Perhaps, like me, you weren't quite sure how to tell these entries apart and were not even sure you'd ever seen a loop or axel entry twist. I went through a lot of my old vids of pairs of the past, and have had some luck finding some interesting twists. These are all in .wmv format.

Here's the double twist, with the usual flip/lutz takeoff of Speroff and Luchau, a recently teamed novice pair that we saw at Liberty. This shows that huge height in a twist is mostly a function of how big the guy is and how small the girl is, not experience, or even huge skill.


Here's Gordeeva & Grinkov's quad twist from the usual lutz/flip takeoff, done in 1987 when Katia was something like 67 pounds. It makes the same point, kind of. If the girl is very small and the guy is big and strong, even if the girl kind of misses the toe pick, she can still go high and make four rotations before landing.


Cherkasova & Shakrai's quad twist is from the more difficult axel entry. She steps forward while facing her partner. Wow.


Since you don't see them every day, here's an axel entry triple twist by Valova and Vassiliev.

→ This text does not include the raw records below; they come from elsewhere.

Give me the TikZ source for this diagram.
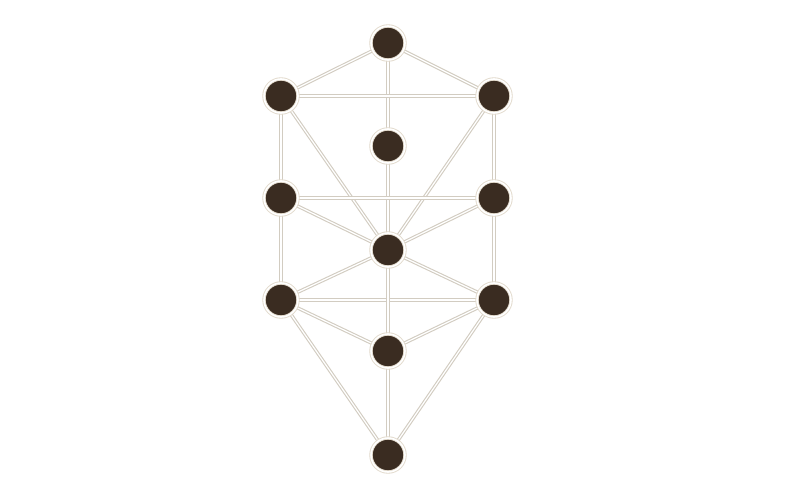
\documentclass[tikz,border=0pt]{standalone}
\definecolor{pathc}{HTML}{D2CCC1}
\definecolor{sefc}{HTML}{3A2C21}
\definecolor{ringc}{HTML}{E2DACC}
\begin{document}
\begin{tikzpicture}[x=1pt,y=-1pt,
  pathline/.style={draw=pathc, double=white, line width=1.1pt, double distance=1.2pt},
  sefira/.style={circle, fill=sefc, draw=ringc, double=white, line width=0.9pt, double distance=1.6pt, minimum size=34pt, inner sep=0pt}]
\useasboundingbox (0,0) rectangle (800,500);
\fill[white] (0,0) rectangle (800,500);
\coordinate (Ke) at (388,43);
\coordinate (Bi) at (281,96);
\coordinate (Ch) at (494,96);
\coordinate (Da) at (388,146);
\coordinate (Ge) at (281,198);
\coordinate (Cs) at (494,198);
\coordinate (Ti) at (388,250);
\coordinate (Ho) at (281,300);
\coordinate (Ne) at (494,300);
\coordinate (Ye) at (388,351);
\coordinate (Ma) at (388,455);
\foreach \a/\b in {Ke/Ch,Ke/Bi,Ke/Ti,Ch/Bi,Ch/Cs,Bi/Ge,Ch/Ti,Bi/Ti,Cs/Ge,Cs/Ti,Ge/Ti,Cs/Ne,Ge/Ho,Ti/Ne,Ti/Ho,Ne/Ho,Ti/Ye,Ne/Ye,Ho/Ye,Ne/Ma,Ho/Ma,Ye/Ma}
  \draw[pathline] (\a) -- (\b);
\foreach \n in {Ke,Bi,Ch,Da,Ge,Cs,Ti,Ho,Ne,Ye,Ma}
  \node[sefira] (n\n) at (\n) {};
\end{tikzpicture}
\end{document}
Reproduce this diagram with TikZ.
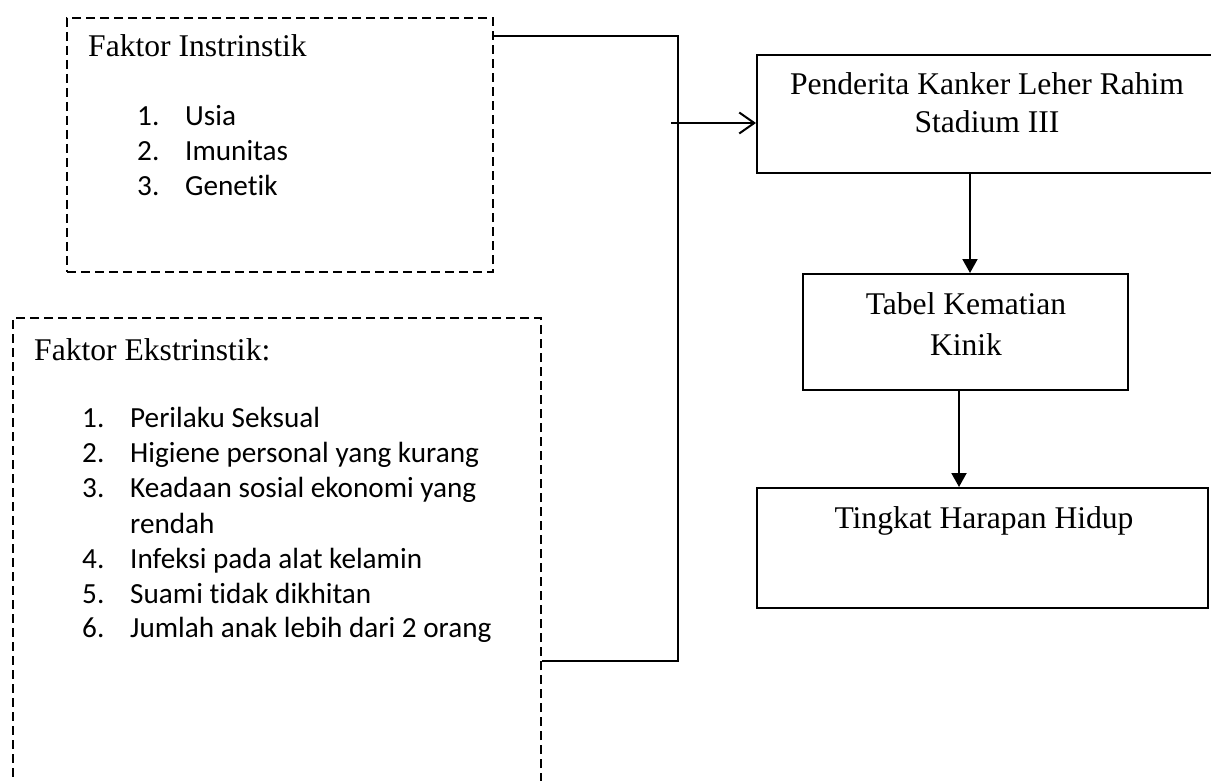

The new COP changes cite a toe loop entry twist. I couldn't find one for the life of me, and would love to know who used to do one. The closest I could find was:

The Carruthers double lateral twist. Her takeoff and landing leg are the same, and she takes off more or less backward, so I guess that would make it a Loop twist (but no pick, so not a toe loop twist).


I'd like to know what all of you think about this? Personally, I'd rather see twists scored about the way they were last year.